By creating digital tokens backed by physical gold bars recorded on a distributed ledger, it becomes possible to trade fractional interests in gold without compromising the integrity or traceability of the underlying asset. Ownership transfers can take place more efficiently, with reduced settlement times and enhanced transparency, while still preserving a clear link to responsibly mined, refined, and stored bullion.

This approach has already begun to materialize through industry-led initiatives. The World Gold Council, for example, has promoted the use of blockchain technology to create a secure, global database of gold bars, aimed at improving integrity, provenance, and trust across the supply chain.

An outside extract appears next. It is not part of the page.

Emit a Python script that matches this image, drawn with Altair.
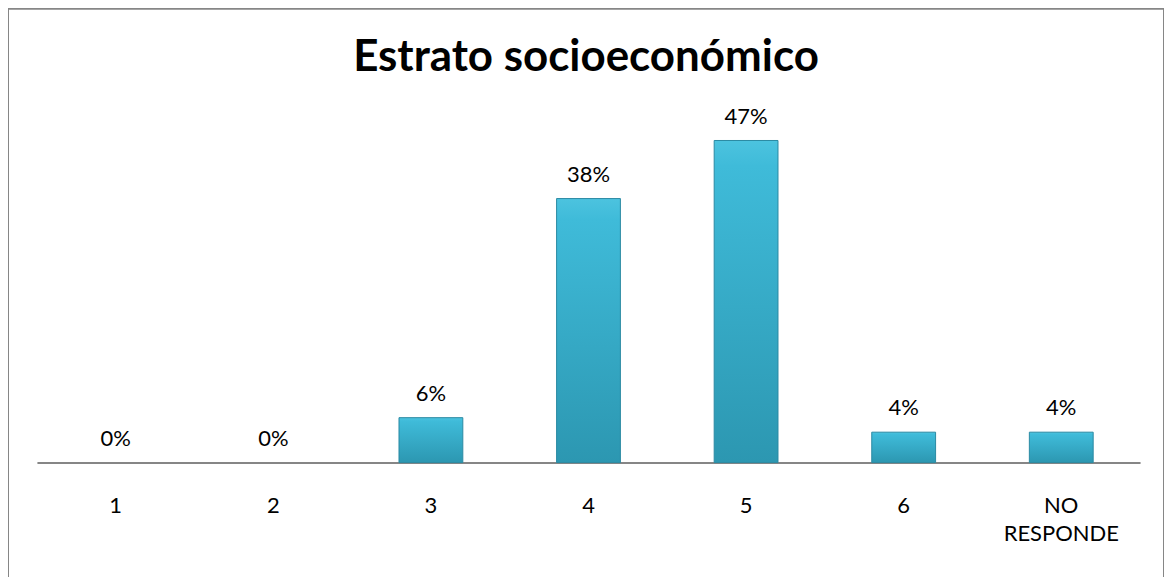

Under this model, each physical gold bar is registered on a blockchain and tracked throughout its lifecycle, from mining and refining to storage and eventual trade.

Final Remarks

It is important to recognize that blockchain is not a panacea. Its effectiveness depends on accurate data entry, regulatory recognition, market-wide coordination, and, in many cases, significant institutional buy-in. Technical solutions cannot fully substitute legal clarity, political will, or sound governance. Nonetheless, when implemented thoughtfully and in alignment with existing legal and regulatory structures, blockchain technology has the potential to become a valuable supporting infrastructure for the mining industry.

Ultimately, the adoption of blockchain in mining should be understood not as an end in itself, but as part of a broader process of modernization. As governments and private actors continue to experiment with digital tools to improve transparency, efficiency, and accountability, blockchain stands out as a technology capable of bridging the gap between institutional trust and technological innovation in one of the world’s oldest industries.